Easton Utilities Awarded $3.5 Million To Close County’s Broadband Gap

August 3, 2022

by Peter Maloney
APPA News
August 3, 2022

Maryland public power utility Easton Utilities has been awarded a $3.5 million grant to finish building out broadband infrastructure in Talbot County, Md.

The Maryland Department of Housing and Community Development awarded the grant in response to a solicitation to which Easton Utilities responded to earlier this year.

The grant is being used to extend broadband to the remaining unserved locations in Talbot County, specifically in the western part of the county including parts of St. Michaels, Bozman, McDaniel, Neavitt, Sherwood, Tilghman, and Wittman, as well as several other isolated areas in Easton and Oxford.

The grant will enable Easton Utilities to extend broadband service to the remaining 8 percent of the Talbot County population that do not yet have broadband service, Easton Utilities spokeswoman Kelly Simonsen said.

When the Connect Talbot project is completed, expected in 2026, it will provide broadband service to some unserved 3,600 locations throughout the county.

“Throughout this initiative, we have focused on securing funding to ensure all residents without access to broadband service will have the opportunity to obtain high-speed internet if desired,” Hugh Grunden, president and CEO of Easton Utilities, said in a statement.

In 2017, the Maryland General Assembly established the Task Force on Rural Internet, Broadband, Wireless and Cellular Service to help address broadband inequities on Maryland’s Eastern Shore and in other rural parts of the state. Gov. Larry Hogan appointed Easton Utilities’ Grunden to serve on the task force.

Around the same time, the Talbot County Council issued a solicitation to help close the gap on broadband access. In December 2018, the U.S. Department of Agriculture (USDA) announced its ReConnect Program with $600 million in funding for broadband. Easton Utilities applied and in July 2020, USDA awarded Easton Utilities a $13.1 million grant to fund the extension of broadband into underserved portions of Talbot County.

An additional $13 million of funding for the project came from a combination of funding from the Federal Communications Commission (FCC), the State of Maryland, and Talbot County.

The state of Maryland contributed about $6.2 million.

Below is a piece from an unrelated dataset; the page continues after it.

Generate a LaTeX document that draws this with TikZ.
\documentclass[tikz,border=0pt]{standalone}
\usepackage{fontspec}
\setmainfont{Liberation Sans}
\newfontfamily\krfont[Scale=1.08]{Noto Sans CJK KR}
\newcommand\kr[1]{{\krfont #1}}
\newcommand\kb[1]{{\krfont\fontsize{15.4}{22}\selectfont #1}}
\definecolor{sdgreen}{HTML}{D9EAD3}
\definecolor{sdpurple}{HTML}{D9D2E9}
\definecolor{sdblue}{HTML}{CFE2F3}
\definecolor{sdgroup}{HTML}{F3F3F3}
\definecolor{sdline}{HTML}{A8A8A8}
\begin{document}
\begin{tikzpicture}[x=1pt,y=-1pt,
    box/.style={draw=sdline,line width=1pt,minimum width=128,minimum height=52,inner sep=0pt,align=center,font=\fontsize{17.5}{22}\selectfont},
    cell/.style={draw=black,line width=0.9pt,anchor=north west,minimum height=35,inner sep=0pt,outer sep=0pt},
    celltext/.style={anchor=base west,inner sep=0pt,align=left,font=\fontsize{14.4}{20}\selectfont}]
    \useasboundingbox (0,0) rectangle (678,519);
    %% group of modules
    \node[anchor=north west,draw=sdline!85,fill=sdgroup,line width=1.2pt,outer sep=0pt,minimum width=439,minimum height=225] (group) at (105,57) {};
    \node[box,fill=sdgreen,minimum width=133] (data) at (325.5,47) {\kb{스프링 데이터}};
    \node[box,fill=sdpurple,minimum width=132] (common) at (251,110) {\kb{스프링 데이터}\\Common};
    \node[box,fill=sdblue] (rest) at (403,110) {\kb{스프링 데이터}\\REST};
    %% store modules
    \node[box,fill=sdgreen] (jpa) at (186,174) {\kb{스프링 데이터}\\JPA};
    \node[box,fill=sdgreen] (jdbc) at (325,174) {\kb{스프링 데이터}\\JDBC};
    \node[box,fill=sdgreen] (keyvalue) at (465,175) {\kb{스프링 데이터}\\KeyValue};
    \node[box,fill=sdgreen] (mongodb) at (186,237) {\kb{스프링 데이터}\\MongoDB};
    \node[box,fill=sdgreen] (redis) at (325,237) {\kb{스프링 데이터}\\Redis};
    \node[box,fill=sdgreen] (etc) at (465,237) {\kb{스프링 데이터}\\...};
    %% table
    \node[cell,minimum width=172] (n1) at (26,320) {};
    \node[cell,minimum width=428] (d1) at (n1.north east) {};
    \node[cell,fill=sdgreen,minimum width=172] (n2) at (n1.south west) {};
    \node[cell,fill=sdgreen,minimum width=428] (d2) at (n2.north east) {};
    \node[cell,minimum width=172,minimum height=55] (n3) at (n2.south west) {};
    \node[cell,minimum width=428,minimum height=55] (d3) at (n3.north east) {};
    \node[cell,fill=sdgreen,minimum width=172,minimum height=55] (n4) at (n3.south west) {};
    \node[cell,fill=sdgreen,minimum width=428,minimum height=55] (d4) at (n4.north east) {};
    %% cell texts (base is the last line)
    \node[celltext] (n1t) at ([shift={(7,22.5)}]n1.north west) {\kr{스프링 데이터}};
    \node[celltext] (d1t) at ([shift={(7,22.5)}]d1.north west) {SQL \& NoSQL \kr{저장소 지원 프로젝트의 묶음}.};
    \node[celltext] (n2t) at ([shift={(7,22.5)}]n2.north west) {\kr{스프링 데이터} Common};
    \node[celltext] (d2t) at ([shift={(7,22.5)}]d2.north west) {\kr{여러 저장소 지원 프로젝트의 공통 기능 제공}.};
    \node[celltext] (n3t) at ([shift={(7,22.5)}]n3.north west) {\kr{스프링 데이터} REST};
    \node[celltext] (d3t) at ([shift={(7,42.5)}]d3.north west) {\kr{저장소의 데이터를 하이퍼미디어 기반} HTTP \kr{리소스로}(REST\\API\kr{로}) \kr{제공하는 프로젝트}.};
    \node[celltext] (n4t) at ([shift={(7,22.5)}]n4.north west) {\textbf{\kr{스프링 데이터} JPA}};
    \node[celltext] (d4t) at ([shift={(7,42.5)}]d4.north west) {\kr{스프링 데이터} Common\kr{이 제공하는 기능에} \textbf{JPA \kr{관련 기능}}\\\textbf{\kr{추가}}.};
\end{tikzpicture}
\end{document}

Talbot County contributed $3 million in matching funds and in March the county contributed another $1.75 million to the project, which eliminated funds that were originally slated to come from the project’s newly served customers. Easton Utilities is contributing a total of $4.25 million to the Connect Talbot project.

Easton Utilities has offered cable service to customers in its greater Easton metropolitan service territory since 1984 and began offering broadband service in 1998. Easton created Easton Velocity in 2016 with the merger of Easton Cable and Easton Online. Easton Velocity now serves 4,600 cable customers, more than 9,000 internet customers, and 1,600 digital voice customers. 

In addition to providing the basis for internet service to an underserved community, the Connect Talbot project will also allow for Easton Velocity to offer services to new subscribers.

Separately, Easton Utilities is converting its current subscriber base in Easton to fiber optic cable, using $5 million of the Town of Easton’s American Rescue Plan funds and $10 million of its own funds to bolster the backbone of its broadband service and bring fiber optic cable from the curb to customers’ houses.